Cependant, la seconde moitié de ce siècle voit le développement rapide des techniques de traitement et de diffusion de l’information, dont les effets bouleversent les schémas traditionnels et obligent les acteurs de l’IST à une adaptation constante dans un contexte mouvant. L’informatique permet le traitement de quantités croissantes d’informations, un signalement plus pertinent, une recherche plus aisée. Les efforts de normalisation aux plans national et mondial accompagnent ce mouvement. Les métiers de la documentation se professionnalisent. Les unités de documentation, espaces essentiels dédiés à la diffusion de la recherche, se développent.
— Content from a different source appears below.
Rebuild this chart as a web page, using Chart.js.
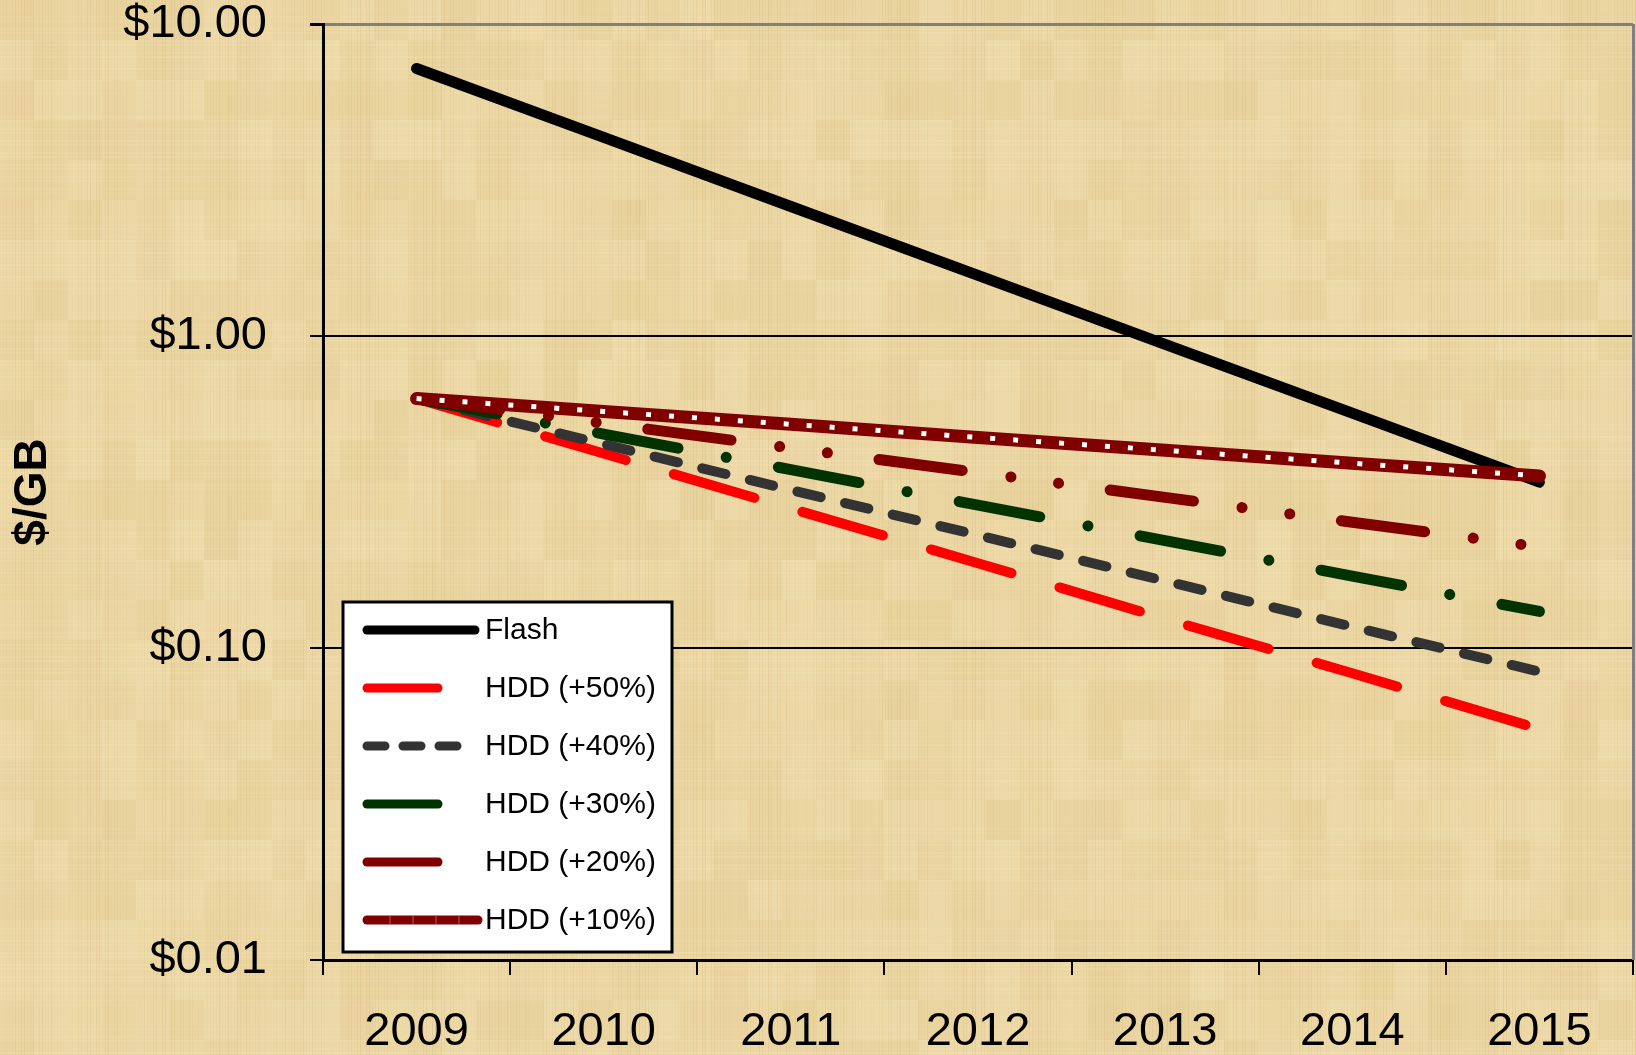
<!DOCTYPE html>
<html>
<head>
<meta charset="utf-8">
<title>Flash vs HDD $/GB</title>
<script src="https://cdn.jsdelivr.net/npm/chart.js@4.4.1/dist/chart.umd.min.js"></script>
<style>
  html, body { margin: 0; padding: 0; background: #ead39e; overflow: hidden; }
  #wrap { position: relative; width: 1636px; height: 1055px; }
</style>
</head>
<body>
<div id="wrap"><canvas id="myChart"></canvas></div>
<script>
// values (log scale, $/GB)
const years = ['2009', '2010', '2011', '2012', '2013', '2014', '2015'];
const flash = [7.2, 4.33, 2.6, 1.565, 0.94, 0.566, 0.34];
const hdd50 = [0.63, 0.42, 0.28, 0.187, 0.124, 0.083, 0.055];
const hdd40 = [0.63, 0.45, 0.321, 0.23, 0.164, 0.117, 0.084];
const hdd30 = [0.63, 0.485, 0.373, 0.287, 0.221, 0.17, 0.131];
const hdd20 = [0.63, 0.525, 0.4375, 0.365, 0.304, 0.253, 0.211];
const hdd10 = [0.63, 0.573, 0.521, 0.473, 0.43, 0.391, 0.356];
const seriesNames = ['Flash', 'HDD (+50%)', 'HDD (+40%)', 'HDD (+30%)', 'HDD (+20%)', 'HDD (+10%)'];
const yTicks = [0.01, 0.1, 1, 10];
const yTickLabels = ['$0.01', '$0.10', '$1.00', '$10.00'];

const FONT = '"Liberation Sans", Arial, sans-serif';

// parchment-like background, drawn behind everything
function paintPaper(ctx, w, h) {
  ctx.fillStyle = '#ecd7a4';
  ctx.fillRect(0, 0, w, h);
  for (let bx = 0; bx < w; bx += 34) {
    for (let by = 0; by < h; by += 40) {
      const k = Math.sin(bx * 12.9898 + by * 78.233) * 43758.5453;
      const f = k - Math.floor(k);
      ctx.fillStyle = f > 0.5
        ? 'rgba(250,238,200,' + ((f - 0.5) * 0.3).toFixed(3) + ')'
        : 'rgba(205,170,100,' + ((0.5 - f) * 0.2).toFixed(3) + ')';
      ctx.fillRect(bx, by, 34, 40);
    }
  }
  for (let x = 0; x < w; x += 3) {
    const a = Math.abs(Math.sin(x * 0.71) * Math.sin(x * 0.047)) * 0.18;
    ctx.fillStyle = 'rgba(185,145,75,' + a.toFixed(3) + ')';
    ctx.fillRect(x, 0, 1, h);
  }
  for (let y = 0; y < h; y += 4) {
    const a = Math.abs(Math.sin(y * 0.53) * Math.sin(y * 0.031)) * 0.14;
    ctx.fillStyle = 'rgba(255,248,220,' + a.toFixed(3) + ')';
    ctx.fillRect(0, y, w, 2);
  }
}

const paper = {
  id: 'paper',
  beforeDraw(chart) {
    paintPaper(chart.ctx, chart.width, chart.height);
  }
};

// legend box sitting inside the plot, lower left
const insideLegend = {
  id: 'insideLegend',
  afterDraw(chart) {
    const ctx = chart.ctx;
    const area = chart.chartArea;
    ctx.save();
    // gray right border of plot area
    ctx.strokeStyle = '#808080';
    ctx.lineWidth = 3;
    ctx.beginPath();
    ctx.moveTo(area.right + 0.5, area.top);
    ctx.lineTo(area.right + 0.5, area.bottom);
    ctx.stroke();

    const bx = area.left + 20, by = area.bottom - 358, bw = 329, bh = 350;
    ctx.fillStyle = '#ffffff';
    ctx.fillRect(bx, by, bw, bh);
    ctx.strokeStyle = '#000000';
    ctx.lineWidth = 3;
    ctx.strokeRect(bx, by, bw, bh);

    const lengths = [108, 71, 100, 71, 71, 111];
    const dashes = [[], [], [18, 18], [], [], []];
    const items = chart.data.datasets.filter(d => !d.noLegend);
    items.forEach((ds, i) => {
      const y = by + 28 + i * 58;
      const x0 = bx + 24;
      ctx.strokeStyle = ds.borderColor;
      ctx.lineWidth = 9;
      ctx.lineCap = 'round';
      ctx.setLineDash(dashes[i]);
      ctx.beginPath();
      ctx.moveTo(x0, y);
      ctx.lineTo(x0 + lengths[i], y);
      ctx.stroke();
      if (i === 5) {
        ctx.strokeStyle = 'rgba(255,200,200,0.45)';
        ctx.lineWidth = 1;
        ctx.lineCap = 'butt';
        ctx.setLineDash([]);
        ctx.beginPath();
        for (let k = x0 + 23; k < x0 + lengths[i]; k += 23) {
          ctx.moveTo(k, y - 4);
          ctx.lineTo(k, y + 4);
        }
        ctx.stroke();
      }
      ctx.setLineDash([]);
      ctx.fillStyle = '#000000';
      ctx.font = '30px ' + FONT;
      ctx.textBaseline = 'middle';
      ctx.textAlign = 'left';
      ctx.fillText(seriesNames[i], bx + 142, y + 1);
    });
    ctx.restore();
  }
};

const ctx = document.getElementById('myChart');
new Chart(ctx, {
  type: 'line',
  data: {
    labels: years,
    datasets: [
      { label: seriesNames[0], data: flash, borderColor: '#000000', borderWidth: 11,
        borderCapStyle: 'round', borderJoinStyle: 'round', pointRadius: 0, order: 6 },
      { label: seriesNames[1], data: hdd50, borderColor: '#ff0000', borderWidth: 10,
        borderDash: [84, 50], borderCapStyle: 'round', pointRadius: 0, order: 5 },
      { label: seriesNames[2], data: hdd40, borderColor: '#333333', borderWidth: 10,
        borderDash: [24, 25], borderCapStyle: 'round', pointRadius: 0, order: 4 },
      { label: seriesNames[3], data: hdd30, borderColor: '#003300', borderWidth: 11,
        borderDash: [82, 49, 0.1, 53], borderCapStyle: 'round', pointRadius: 0, order: 3 },
      { label: seriesNames[4], data: hdd20, borderColor: '#800000', borderWidth: 11,
        borderDash: [84, 49, 0.1, 48, 0.1, 52], borderCapStyle: 'round', pointRadius: 0, order: 2 },
      { label: seriesNames[5], data: hdd10, borderColor: '#800000', borderWidth: 13,
        borderCapStyle: 'round', borderJoinStyle: 'round', pointRadius: 0, order: 1 },
      // white square dots riding on the +10% line
      { label: 'dots', noLegend: true, data: hdd10, borderColor: '#ffffff', borderWidth: 5,
        borderDash: [5, 18], borderCapStyle: 'butt', pointRadius: 0, order: 0 }
    ]
  },
  options: {
    responsive: true,
    maintainAspectRatio: false,
    animation: false,
    events: [],
    layout: { padding: { top: 24, right: 3, left: 0, bottom: 0 } },
    plugins: {
      legend: { display: false },
      tooltip: { enabled: false },
      title: { display: false }
    },
    elements: { line: { tension: 0, fill: false } },
    scales: {
      x: {
        type: 'category',
        offset: true,
        afterFit: (scale) => { scale.height = 95; },
        grid: { offset: true, drawOnChartArea: false, drawTicks: true, tickLength: 15,
                color: '#000000', lineWidth: 2 },
        border: { display: true, color: '#000000', width: 3 },
        ticks: { color: '#000000', font: { family: FONT, size: 47, lineHeight: 1 },
                 padding: 34, maxRotation: 0, autoSkip: false }
      },
      y: {
        type: 'logarithmic',
        min: 0.01,
        max: 10,
        afterFit: (scale) => {
          scale.width = 323;
          scale.paddingTop = 0;
          scale.paddingBottom = 0;
        },
        afterBuildTicks: (scale) => { scale.ticks = yTicks.map(v => ({ value: v })); },
        grid: {
          color: (c) => (c.tick && c.tick.value === 10 ? '#808080' : '#000000'),
          lineWidth: (c) => (c.tick && c.tick.value === 10 ? 3 : 2),
          tickColor: '#000000',
          tickLength: 13
        },
        border: { display: true, color: '#000000', width: 3 },
        ticks: {
          color: '#000000',
          font: { family: FONT, size: 47, lineHeight: 1 },
          padding: 43,
          callback: (value, index) => yTickLabels[index]
        },
        title: {
          display: true,
          text: '$/GB',
          color: '#000000',
          font: { family: FONT, size: 46, weight: 'bold', lineHeight: 1.2 },
          padding: { top: 6, bottom: 0 }
        }
      }
    }
  },
  plugins: [paper, insideLegend]
});
</script>
</body>
</html>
Les bibliothèques universitaires, encore faiblement dotées à la fin des années 1980, disposent dans la décennie suivante de crédits plus substantiels leur permettant de s’équiper et d’accroître leurs collections.
Les supports de diffusion de l’information se diversifient : à côté du livre et des supports analogiques se développent les documents stockés sous forme numérique (cédéroms…). Les outils logiciels permettant le travail collaboratif (groupware, messagerie électronique) réduisent les distances entre communautés de chercheurs. L’expansion d’Internet permet une diffusion de l’information à la fois souple, ergonomique et rapide.
La production et la diffusion de l’IST bénéficient de ces avancées technologiques, et quoi qu’en dise l’auteur, sans d’ailleurs le justifier, il est discutable de considérer que « l’édition électronique, le multimédia ou la veille stratégique masquent l’identité de l’IST » (p. 107), ou encore d’affirmer que « la marée des “nouvelles technologies de l’information et de la communication” noie la spécificité de l’IST dans un contexte où toute activité semble relever de l’information » (p. 122).
Le rôle des professionnels de l’information
En revanche, il est incontestable qu’en offrant aux utilisateurs finals l’illusion de la « bibliothèque virtuelle » dans laquelle ils pourraient tout trouver sans intermédiaire, Internet oblige à mener une réflexion profonde sur le rôle des professionnels de l’information et des unités de documentation qu’ils gèrent. De façon croissante, les éditeurs scientifiques tirent avantage de la souplesse d’Internet pour rendre accessibles leurs périodiques et bases de données en ligne. Ils vendent l’accès aux informations à des prix élevés et proposent une gamme de services spécifiques (bases de sommaires, lien entre bases de données et articles en texte intégral, diffusion sélective d’information, fourniture de documents). Face à ces stratégies il convient de se repositionner : forcer les individualismes locaux pour mutualiser les acquisitions de ressources électroniques au sein des universités et entre universités (la France est en retard sur ce point), mettre l’accent sur la formation des usagers à la recherche documentaire, accroître la proportion d’ingénieurs en informatique dans les unités documentaires…
Il importe en tout cas que les remises en question soient permanentes, les politiques évolutives ; le contexte dans lequel se meut l’IST se modifie au rythme rapide des avancées techniques, pose beaucoup de questions (dont la conservation et l’accès à long terme à ces informations) et n’établit aucune règle définitive.